For all of her troubles this year, Wozniacki has maintained her ranking with ease. She lost before the fourth-round on just one occasion, at her first tournament of the year. That was in Sydney, where she was beaten by Cibulkova—raising the question, is Wozniacki the type of player who gets a little spooked when someone appears to have her number? (she barely got by Goerges in Copehagen in 2010, 7-6 in the third, which may have been a prelude to their two matches this year). It's one of a number of things we're apt to find out about Wozniacki this summer.

Wozniacki has traditionally peaked for the U.S. Open. In 2009, she won New Haven (played the week before the Open) and belted her way all the way to the final in Flushing Meadows (losing to Kim Clijsters). Last year, she was 20-2 during the summer hard-court season, ending in New York.
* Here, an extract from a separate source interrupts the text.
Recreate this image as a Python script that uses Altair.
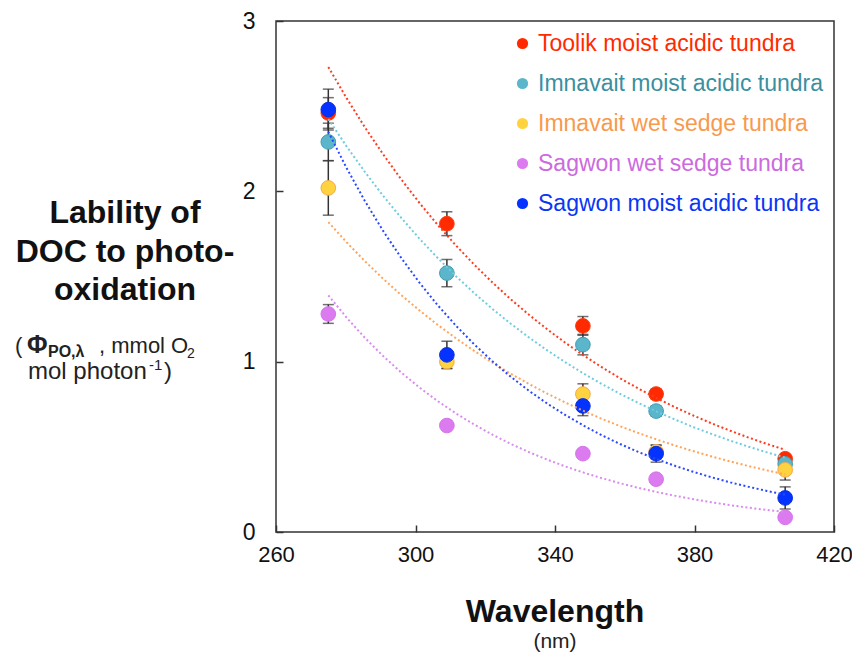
import altair as alt
import pandas as pd

# ---------------- data ----------------
wavelength = [275, 309, 348, 369, 406]
series = [
    "Toolik moist acidic tundra",
    "Imnavait moist acidic tundra",
    "Imnavait wet sedge tundra",
    "Sagwon wet sedge tundra",
    "Sagwon moist acidic tundra",
]
toolik_moist = [2.46, 1.81, 1.21, 0.81, 0.43]
imnavait_moist = [2.29, 1.52, 1.10, 0.71, 0.40]
imnavait_wet = [2.02, 1.00, 0.81, 0.47, 0.365]
sagwon_wet = [1.28, 0.625, 0.46, 0.31, 0.086]
sagwon_moist = [2.48, 1.04, 0.74, 0.46, 0.20]

toolik_moist_err = [0.09, 0.07, 0.055, 0.03, 0.02]
imnavait_moist_err = [0.11, 0.08, 0.06, 0.03, 0.02]
imnavait_wet_err = [0.16, 0.04, 0.06, 0.04, 0.06]
sagwon_wet_err = [0.055, 0.0, 0.0, 0.0, 0.0]
sagwon_moist_err = [0.12, 0.08, 0.057, 0.05, 0.065]

x_ticks = [260, 300, 340, 380, 420]
y_ticks = [0, 1, 2, 3]

values = [toolik_moist, imnavait_moist, imnavait_wet, sagwon_wet, sagwon_moist]
errors = [toolik_moist_err, imnavait_moist_err, imnavait_wet_err, sagwon_wet_err, sagwon_moist_err]

# ---------------- styles ----------------
fill_colors = ["#FF2A00", "#5BB6CB", "#FFD23F", "#DC7BEF", "#0433FF"]
edge_colors = ["#FF3A10", "#3F9DB3", "#F6A94C", "#D474EA", "#0A30E0"]
fit_colors = ["#FF3B1F", "#6FCCDD", "#FFA45A", "#D98BF0", "#2A48FF"]
text_colors = ["#FF2A00", "#3A8FA0", "#F79A4E", "#CC6ADF", "#0A36F5"]
FONT = "Liberation Sans"

rows = []
for k, (name, vals, errs) in enumerate(zip(series, values, errors)):
    for w, v, e in zip(wavelength, vals, errs):
        rows.append({"series": name, "k": k, "wavelength": w, "phi": v,
                     "lo": v - e, "hi": v + e})
df = pd.DataFrame(rows)

x_enc = alt.X(
    "wavelength:Q",
    scale=alt.Scale(domain=[260, 420], nice=False, zero=False),
    axis=alt.Axis(values=x_ticks, title=None, offset=-7, tickSize=7, domain=False,
                  grid=False, labelPadding=12, labelFontSize=22, labelFont=FONT,
                  labelColor="#111111", tickColor="#333333", tickWidth=1.5,
                  labelFlush=False),
)
y_scale = alt.Scale(domain=[0, 3], nice=False, zero=False)
y_axis = alt.Axis(values=y_ticks, title=None, offset=-7, tickSize=7, domain=False,
                  grid=False, labelPadding=21, labelFontSize=23, labelFont=FONT,
                  labelColor="#111111", tickColor="#333333", tickWidth=1.5,
                  labelFlush=False)

base = alt.Chart(df)

err_rule = base.mark_rule(color="#333333", strokeWidth=1.5).encode(
    x=x_enc,
    y=alt.Y("lo:Q", scale=y_scale, axis=y_axis),
    y2="hi:Q",
)
err_lo = base.mark_tick(color="#333333", thickness=1.5, size=11, orient="horizontal").encode(
    x=x_enc, y=alt.Y("lo:Q", scale=y_scale, axis=y_axis))
err_hi = base.mark_tick(color="#333333", thickness=1.5, size=11, orient="horizontal").encode(
    x=x_enc, y=alt.Y("hi:Q", scale=y_scale, axis=y_axis))

label_expr = ""
for name, c in zip(series[:-1], text_colors[:-1]):
    label_expr += f"datum.label === '{name}' ? '{c}' : "
label_expr += f"'{text_colors[-1]}'"

points = base.mark_circle(size=215, opacity=1, strokeWidth=1).encode(
    x=x_enc,
    y=alt.Y("phi:Q", scale=y_scale, axis=y_axis),
    fill=alt.Fill(
        "series:N",
        scale=alt.Scale(domain=series, range=fill_colors),
        legend=alt.Legend(
            title=None, orient="none", legendX=235, legendY=11,
            labelFontSize=23, labelFont=FONT, labelLimit=500,
            labelColor={"expr": label_expr},
            symbolType="circle", symbolSize=125, symbolStrokeWidth=0,
            rowPadding=16, labelOffset=4, padding=0,
        ),
    ),
    stroke=alt.Stroke("series:N", scale=alt.Scale(domain=series, range=edge_colors), legend=None),
    order=alt.Order("k:Q"),
)

fits = (
    base.transform_calculate(logphi="log(datum.phi)")
    .transform_regression("wavelength", "logphi", groupby=["series"], method="poly", order=1)
    .transform_calculate(fit="exp(datum.logphi)")
    .mark_line(strokeDash=[2, 2.5], strokeWidth=2)
    .encode(
        x=x_enc,
        y=alt.Y("fit:Q", scale=y_scale, axis=y_axis),
        color=alt.Color("series:N", scale=alt.Scale(domain=series, range=fit_colors), legend=None),
        detail="series:N",
    )
)

one = pd.DataFrame({"t": [0]})


def txt(s, x, y, size, bold=False, align="left", color="#111111"):
    return alt.Chart(one).mark_text(
        align=align, baseline="alphabetic", fontSize=size, font=FONT,
        fontWeight="bold" if bold else "normal", color=color,
    ).encode(x=alt.value(x), y=alt.value(y), text=alt.value(s))


texts = [
    txt("Lability of", -151, 202, 32, True, "center"),
    txt("DOC to photo-", -151, 241, 32, True, "center"),
    txt("oxidation", -151, 279, 32, True, "center"),
    txt("(", -261, 332, 22, color="#222222"),
    txt("\u03a6", -249, 332, 25, True, color="#222222"),
    txt("PO,\u03bb", -228, 336, 16, True, color="#222222"),
    txt(", mmol O", -177, 332, 22, color="#222222"),
    txt("2", -89, 337, 14, color="#222222"),
    txt("mol photon", -248, 358, 24, color="#222222"),
    txt("-1", -127, 349, 15, color="#222222"),
    txt(")", -112, 358, 24, color="#222222"),
    txt("Wavelength", 279, 601, 32, True, "center"),
    txt("(nm)", 279, 627, 21, False, "center", "#222222"),
]

chart = alt.layer(err_rule, err_lo, err_hi, points, fits, *texts).properties(
    width=558, height=511,
    autosize=alt.AutoSizeParams(type="none"),
    padding={"left": 268, "top": 13, "right": 18, "bottom": 121},
).configure_view(stroke="#333333", strokeWidth=1.5)

chart.save("out.html", embed_options={"renderer": "svg", "actions": False})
To my mind, she will be one of the more compelling story lines this summer, because if she fails to win a major in 2011, the discussion will be less about "when" than "if." And if she can't accomplish the mission on hard courts, it will suggest that Wozniacki's window may be closing, with hard-hitting rivals like Petra Kvitova and Victoria Azarenka develolping into major contenders.

But now that she's back on hard courts, Wozniacki can take comfort in the fact that Shakespeare's famous lines about "discontent" weren't despairing at all, but a preamble to the rest of an optimistic thought:

Now is the winter of our discontent
Made glorious summer by this son of York;

Wozniacki, I'm sure, wishes there were less heat and more glory in this summer, but then again, it's just the beginning.